Source material:
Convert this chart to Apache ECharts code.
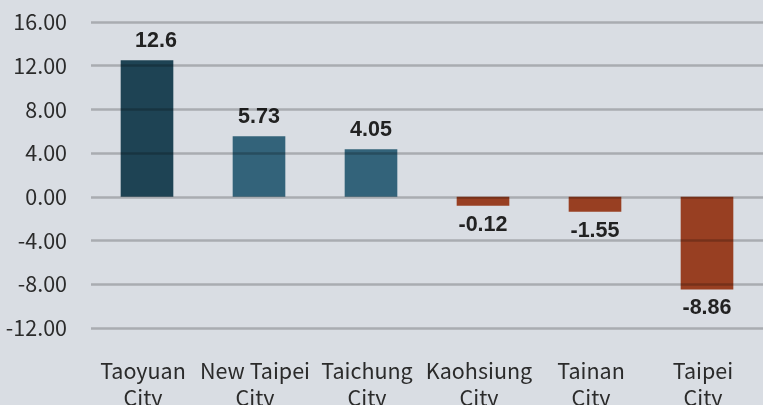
<!DOCTYPE html>
<html><head><meta charset="utf-8">
<script src="https://cdn.jsdelivr.net/npm/echarts@6/dist/echarts.min.js"></script>
<style>html,body{margin:0;padding:0;background:#d9dde3;}#c{width:763px;height:405px;}</style>
</head><body><div id="c"></div>
<script>
var categories = ["Taoyuan\nCity", "New Taipei\nCity", "Taichung\nCity", "Kaohsiung\nCity", "Tainan\nCity", "Taipei\nCity"];
var barValues = [12.5, 5.55, 4.36, -0.82, -1.37, -8.48];
var labelTexts = ["12.6", "5.73", "4.05", "-0.12", "-1.55", "-8.86"];
var barColors = ["#1e4354", "#33637a", "#33637a", "#983f22", "#983f22", "#983f22"];
var yTicks = { min: -12, max: 16, interval: 4 };

var chart = echarts.init(document.getElementById('c'));
var data = barValues.map(function (v, i) {
  return {
    value: v,
    itemStyle: { color: barColors[i] },
    label: { position: v >= 0 ? 'top' : 'bottom', offset: i === 0 ? [9, 0] : [0, 0] }
  };
});
chart.setOption({
  backgroundColor: '#d9dde3',
  animation: false,
  grid: { left: 91, right: 0, top: 22, bottom: 77, containLabel: false, outerBoundsMode: 'none' },
  xAxis: {
    type: 'category',
    data: categories,
    axisLine: { show: false },
    axisTick: { show: false },
    axisLabel: { fontFamily: 'Noto Sans CJK TC', fontSize: 21.5, color: '#2b2b2b', lineHeight: 27, margin: 29, interval: 0,
      padding: [0, 8, 0, 0] }
  },
  yAxis: {
    type: 'value',
    min: yTicks.min, max: yTicks.max, interval: yTicks.interval,
    z: 5,
    axisLine: { show: false },
    axisTick: { show: false },
    splitLine: { lineStyle: { color: 'rgba(0,0,0,0.22)', width: 2.5 } },
    axisLabel: { fontFamily: 'Noto Sans CJK TC', fontSize: 21.5, color: '#2b2b2b', margin: 24,
      formatter: function (v) { return v.toFixed(2); } }
  },
  series: [{
    type: 'bar',
    data: data,
    barWidth: '47%',
    label: {
      show: true,
      distance: 8,
      fontFamily: 'Liberation Sans',
      fontWeight: 'bold',
      fontSize: 21.5,
      color: '#222222',
      formatter: function (p) { return labelTexts[p.dataIndex]; }
    }
  }]
});
</script></body></html>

Task details:
Make an exact copy of the data above, pictures excluded.

Finished task:
Convert this chart to Apache ECharts code.
<!DOCTYPE html>
<html><head><meta charset="utf-8">
<script src="https://cdn.jsdelivr.net/npm/echarts@6/dist/echarts.min.js"></script>
<style>html,body{margin:0;padding:0;background:#d9dde3;}#c{width:763px;height:405px;}</style>
</head><body><div id="c"></div>
<script>
var categories = ["Taoyuan\nCity", "New Taipei\nCity", "Taichung\nCity", "Kaohsiung\nCity", "Tainan\nCity", "Taipei\nCity"];
var barValues = [12.5, 5.55, 4.36, -0.82, -1.37, -8.48];
var labelTexts = ["12.6", "5.73", "4.05", "-0.12", "-1.55", "-8.86"];
var barColors = ["#1e4354", "#33637a", "#33637a", "#983f22", "#983f22", "#983f22"];
var yTicks = { min: -12, max: 16, interval: 4 };

var chart = echarts.init(document.getElementById('c'));
var data = barValues.map(function (v, i) {
  return {
    value: v,
    itemStyle: { color: barColors[i] },
    label: { position: v >= 0 ? 'top' : 'bottom', offset: i === 0 ? [9, 0] : [0, 0] }
  };
});
chart.setOption({
  backgroundColor: '#d9dde3',
  animation: false,
  grid: { left: 91, right: 0, top: 22, bottom: 77, containLabel: false, outerBoundsMode: 'none' },
  xAxis: {
    type: 'category',
    data: categories,
    axisLine: { show: false },
    axisTick: { show: false },
    axisLabel: { fontFamily: 'Noto Sans CJK TC', fontSize: 21.5, color: '#2b2b2b', lineHeight: 27, margin: 29, interval: 0,
      padding: [0, 8, 0, 0] }
  },
  yAxis: {
    type: 'value',
    min: yTicks.min, max: yTicks.max, interval: yTicks.interval,
    z: 5,
    axisLine: { show: false },
    axisTick: { show: false },
    splitLine: { lineStyle: { color: 'rgba(0,0,0,0.22)', width: 2.5 } },
    axisLabel: { fontFamily: 'Noto Sans CJK TC', fontSize: 21.5, color: '#2b2b2b', margin: 24,
      formatter: function (v) { return v.toFixed(2); } }
  },
  series: [{
    type: 'bar',
    data: data,
    barWidth: '47%',
    label: {
      show: true,
      distance: 8,
      fontFamily: 'Liberation Sans',
      fontWeight: 'bold',
      fontSize: 21.5,
      color: '#222222',
      formatter: function (p) { return labelTexts[p.dataIndex]; }
    }
  }]
});
</script></body></html>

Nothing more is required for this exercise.